Скрижали росы и мозг, вступивший в единоборство с

Скрижали росы и мозг, вступивший в единоборство с забвением

Над полями Волыни ветер шепчет на языке, забытом даже землей. Он перебирает бурьян, как страницы каббалистических книг, вырванные временем и брошенные в черный переплет чернозема. Здесь, среди могильных плит — плотных каменных страниц, спрессованных веками, — рождается странная геометрия: рыба, застывшая над черепом, овца, лижущая камень, раввины в меховых шапках, чьи бороды превратились в каменные волны. Это не кладбище — это архив, где мертвые держат совет с вечностью.

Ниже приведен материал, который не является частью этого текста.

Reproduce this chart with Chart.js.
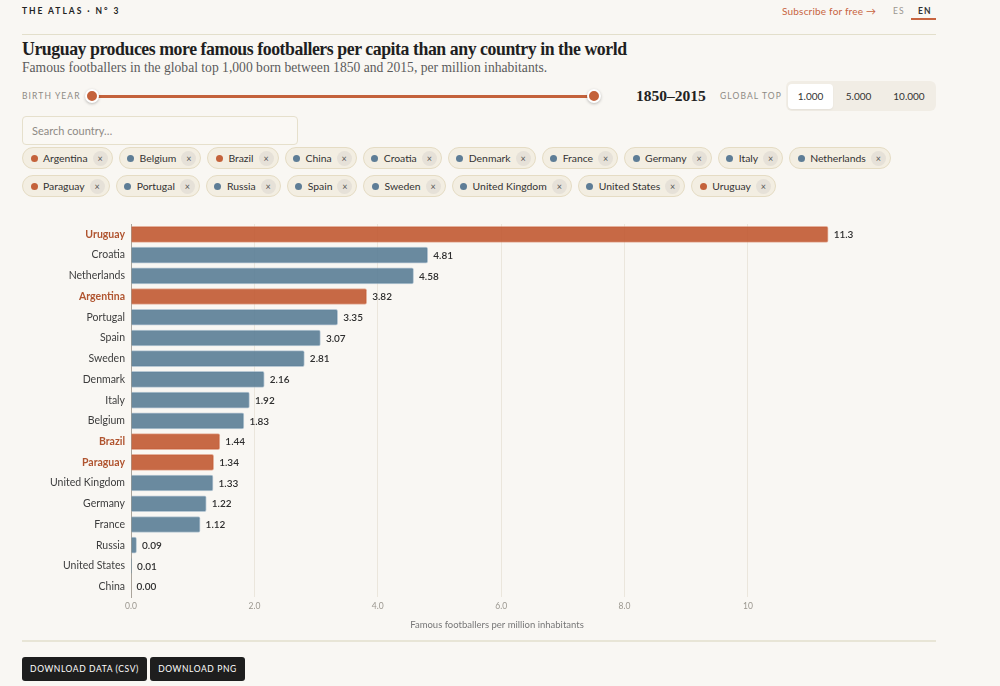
<!DOCTYPE html>
<html><head><meta charset="utf-8">
<script src="https://cdn.jsdelivr.net/npm/chart.js@4.4.1/dist/chart.umd.min.js"></script>
<style>
html,body{margin:0;padding:0;background:#f9f7f3;}
body{width:1000px;height:686px;position:relative;overflow:hidden;font-family:Lato,"Noto Sans",sans-serif;color:#222;}
*{box-sizing:border-box;}
.abs{position:absolute;white-space:nowrap;}
.brand{left:22px;top:5px;font-size:8.5px;font-weight:700;letter-spacing:1.95px;line-height:12px;color:#222;}
.sub{left:782px;top:5px;font-size:10px;color:#c8643f;line-height:12px;letter-spacing:0.2px;}
.lang{top:5px;font-size:8.5px;letter-spacing:1.2px;line-height:12px;}
.rule{left:22px;width:914px;height:1px;background:#e3dfcb;}
.title{left:22px;top:38px;font-family:"Liberation Serif",serif;font-weight:700;font-size:17.8px;letter-spacing:-0.45px;line-height:22px;color:#1f1f1f;}
.subtitle{left:22px;top:60px;font-family:"Liberation Serif",serif;font-size:13.6px;line-height:16px;color:#5b5b5b;}
.lbl{font-size:8.5px;letter-spacing:1.1px;color:#8d8a84;line-height:12px;}
.track{left:92px;top:94.5px;width:502px;height:3px;background:#c4623b;border-radius:2px;}
.thumb{width:14px;height:14px;border-radius:50%;background:#c4623b;border:2px solid #fff;box-shadow:0 1px 3px rgba(0,0,0,0.25);}
.range{left:636px;top:87px;font-family:"Liberation Serif",serif;font-weight:700;font-size:15.5px;line-height:18px;color:#222;}
.seg{left:786px;top:81px;width:150px;height:30px;background:#f1ede5;border-radius:6px;}
.segb{top:84px;height:25px;line-height:25px;font-size:10px;color:#333;text-align:center;}
.search{left:22px;top:116px;width:276px;height:29px;border:1px solid #e6e0cc;border-radius:4px;background:#faf8f4;}
.search span{position:absolute;left:9px;top:7px;font-size:11px;color:#8e8a84;}
.row{position:absolute;left:22px;display:flex;gap:6px;}
.chip{height:22px;border:1px solid #e5dcc4;background:#f3eee2;border-radius:11px;display:flex;align-items:center;padding:0 4px 0 7.5px;font-size:10.4px;color:#333;}
.chip .dot{flex:none;width:7px;height:7px;border-radius:50%;margin-right:5.5px;}
.chip .x{flex:none;width:15px;height:15px;border-radius:50%;background:#e6e1d8;margin-left:5px;font-size:9px;line-height:15px;text-align:center;color:#555;}
.btn{top:657px;height:24px;line-height:24px;background:#1e1e1e;color:#fff;font-size:8.5px;letter-spacing:0.6px;border-radius:3px;text-align:center;}
#wrap{position:absolute;left:22px;top:210px;width:914px;height:424px;}
</style></head>
<body>
<div class="abs brand">THE ATLAS · N° 3</div>
<div class="abs sub">Subscribe for free →</div>
<div class="abs lang" style="left:893px;color:#9a968f;">ES</div>
<div class="abs lang" style="left:918px;color:#333;font-weight:700;">EN</div>
<div class="abs" style="left:911px;top:18px;width:25px;height:2px;background:#c8643f;"></div>
<div class="abs rule" style="top:34px;"></div>
<div class="abs title">Uruguay produces more famous footballers per capita than any country in the world</div>
<div class="abs subtitle">Famous footballers in the global top 1,000 born between 1850 and 2015, per million inhabitants.</div>
<div class="abs lbl" style="left:22px;top:90px;">BIRTH YEAR</div>
<div class="abs track"></div>
<div class="abs thumb" style="left:85px;top:89px;"></div>
<div class="abs thumb" style="left:587px;top:89px;"></div>
<div class="abs range">1850–2015</div>
<div class="abs lbl" style="left:720px;top:90px;">GLOBAL TOP</div>
<div class="abs seg"></div>
<div class="abs segb" style="left:788px;width:45px;background:#fff;border-radius:4px;box-shadow:0 1px 2px rgba(0,0,0,0.06);">1.000</div>
<div class="abs segb" style="left:836px;width:45px;">5.000</div>
<div class="abs segb" style="left:886px;width:46px;">10.000</div>
<div class="abs search"><span>Search country…</span></div>
<div class="row" id="row1" style="top:147px;"></div>
<div class="row" id="row2" style="top:175px;"></div>
<div id="wrap"><canvas id="c"></canvas></div>
<div class="abs rule" style="top:640px;height:2px;background:#e8e5d6;"></div>
<div class="abs btn" style="left:22px;width:125px;">DOWNLOAD DATA (CSV)</div>
<div class="abs btn" style="left:150px;width:95px;">DOWNLOAD PNG</div>
<script>
// ---- data ----
const countries = ["Uruguay","Croatia","Netherlands","Argentina","Portugal","Spain","Sweden","Denmark","Italy","Belgium","Brazil","Paraguay","United Kingdom","Germany","France","Russia","United States","China"];
const values = [11.3,4.81,4.58,3.82,3.35,3.07,2.81,2.16,1.92,1.83,1.44,1.34,1.33,1.22,1.12,0.09,0.01,0.00];
const southAmerica = ["Argentina","Brazil","Paraguay","Uruguay"];
const selectedRow1 = ["Argentina","Belgium","Brazil","China","Croatia","Denmark","France","Germany","Italy","Netherlands"];
const selectedRow2 = ["Paraguay","Portugal","Russia","Spain","Sweden","United Kingdom","United States","Uruguay"];
const xTicks = [0,2,4,6,8,10];

const ORANGE = "rgba(193,89,50,0.9)", BLUE = "rgba(90,125,150,0.9)";
const DOT_O = "#c4623b", DOT_B = "#5e7d96";
const isSA = c => southAmerica.includes(c);

function fillRow(id, list) {
  const el = document.getElementById(id);
  list.forEach(c => {
    const d = document.createElement('div'); d.className = 'chip';
    d.innerHTML = '<span class="dot" style="background:'+(isSA(c)?DOT_O:DOT_B)+'"></span><span>'+c+'</span><span class="x">×</span>';
    el.appendChild(d);
  });
}
fillRow('row1', selectedRow1);
fillRow('row2', selectedRow2);

const fmt = v => v >= 10 ? v.toFixed(1) : v.toFixed(2);

const valueLabels = {
  id: 'valueLabels',
  afterDatasetsDraw(chart) {
    const ctx = chart.ctx, meta = chart.getDatasetMeta(0);
    ctx.save();
    ctx.font = '600 10px Lato, sans-serif';
    ctx.fillStyle = '#2e2e2e';
    ctx.textBaseline = 'middle';
    meta.data.forEach((el, i) => {
      ctx.fillText(fmt(values[i]), el.x + 5.5, el.y + 0.5);
    });
    ctx.restore();
  }
};

new Chart(document.getElementById('c'), {
  type: 'bar',
  data: {
    labels: countries,
    datasets: [{
      data: values,
      backgroundColor: countries.map(c => isSA(c) ? ORANGE : BLUE),
      borderColor: countries.map(c => isSA(c) ? 'rgba(214,130,98,0.6)' : 'rgba(140,168,190,0.6)'),
      borderWidth: 1,
      borderRadius: 2,
      borderSkipped: 'start',
      barThickness: 16
    }]
  },
  options: {
    indexAxis: 'y',
    responsive: true,
    maintainAspectRatio: false,
    animation: false,
    layout: { padding: { top: 14, right: 73, left: 0, bottom: 0 } },
    plugins: { legend: { display: false }, tooltip: { enabled: false } },
    scales: {
      x: {
        min: 0, max: 11.865,
        afterBuildTicks(s) { s.ticks = xTicks.map(v => ({ value: v })); },
        afterFit(s) { s.height = 37; },
        grid: { color: '#ebe6dc', lineWidth: 1, drawTicks: false },
        border: { display: false },
        ticks: { padding: 4, color: '#9b978f', font: { size: 8.5, family: 'Lato' }, callback: v => Number(v).toPrecision(2) },
        title: { display: true, text: 'Famous footballers per million inhabitants', color: '#777', font: { size: 9.5, family: 'Lato' }, padding: { top: 4, bottom: 3 } }
      },
      y: {
        afterFit(s) { s.width = 109; },
        grid: { display: false, drawTicks: false },
        border: { display: true, color: '#aaa49b', width: 1 },
        ticks: {
          padding: 6,
          color: ctx => isSA(countries[ctx.index]) ? '#b0542f' : '#3d3d3d',
          font: ctx => ({ size: 10.5, family: 'Lato', weight: isSA(countries[ctx.index]) ? '700' : '400' })
        }
      }
    }
  },
  plugins: [valueLabels]
});
</script>
</body></html>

Каждый камень здесь — череп Головы, о которой повествует Идра Зута: белый, лишенный глаз, но наполненный росой, что капля за каплей просачивается в небесные реки Зеир Анпин. Роса — алхимия памяти. Она смешивает прах Азриила, убитого казаками, с дыханием Спинозы, чьи книги, проданные старьевщику, пахнут плесенью и бунтом. Что есть воскрешение, как не роса, собранная на челе философа? Рабби Илия боролся с забвением, высекая мысли в граните; Спиноза, изгнанный из синагоги, высекал Бога в геометрии. Оба выковали ключи от одной двери — той, что ведет в сад, где «ничего не открывается, кроме одной Головы, ибо это Голова всех голов» (Идра Зута).

В склепе рабби Азриила спят четыре поколения. Их имена — звенья цепи, уходящей в бескрайнее море Айин, в Ничто, завитое в три Головы, как матрешки пустоты. «Бегут на свое место!» — кричит Сефер Ецира, но мертвые не бегут. Они растворяются, чтобы стать росой на губах живых. Юноша Вольф, похищенный у Торы на девятнадцатой весне, теперь — капля в реке, что омывает корни дуба, размозженного молнией. Дуб, как Древний Святой, мертв и жив одновременно: его расщепленный ствол — трещина между мирами, через которую сочится свет, «непознаваемый ни Мудростью, ни Пониманием».

Философия — это та жрица, что бродит по кладбищу времен, склоняясь над черепами мыслителей, чтобы собрать росу их прозрений. Когда герой Маламуда читает Спинозу, он пьет ту самую влагу, что стекает с белого Черепа Зогара. «Я перестал быть тем, кем был», — говорит он, и это признание мертвеца, внезапно воскресшего. Каждая книга — склеп, где идеи, как кости, ждут, чтобы их собрали в скелет нового мира. Спиноза, отлученный, становится раввином вселенной: его Тора написана аксиомами, его тфиллин сплетен из причин и следствий.

Но почему камни на волынском кладбище поют молитвой бедуина? Потому что память — кочевник. Она бредет через пустыни забвения, ведомая звездой, которой нет на карте. «Отчего ты не пожалел нас, хотя бы однажды?» — вопрошают мертвые Смерть, но Смерть молчит. Она знает: их жалоба — уже воскрешение. Рыба на надгробии — не символ, а крючок, зацепленный за край мироздания; овца — облако, плывущее в небесах Зеир Анпин.

Когда ветер срывает с дуба последний лист, он падает на книгу, открытую на странице о субстанции. «Соединяя все со всем», — шелестит лист, став чернильным пятном. Где-то в Кракове раввин Иуда спорит с тенью Спинозы; где-то роса с Черепа проникает в трещину гранита, оживляя буквы трехсотлетней эпитафии. Нет разницы между каббалой и философией — есть только вечное борение: мозг против забвения, роса против праха, вопрос без ответа, висящий над полями, как крик чайки над морем, которого здесь никогда не было.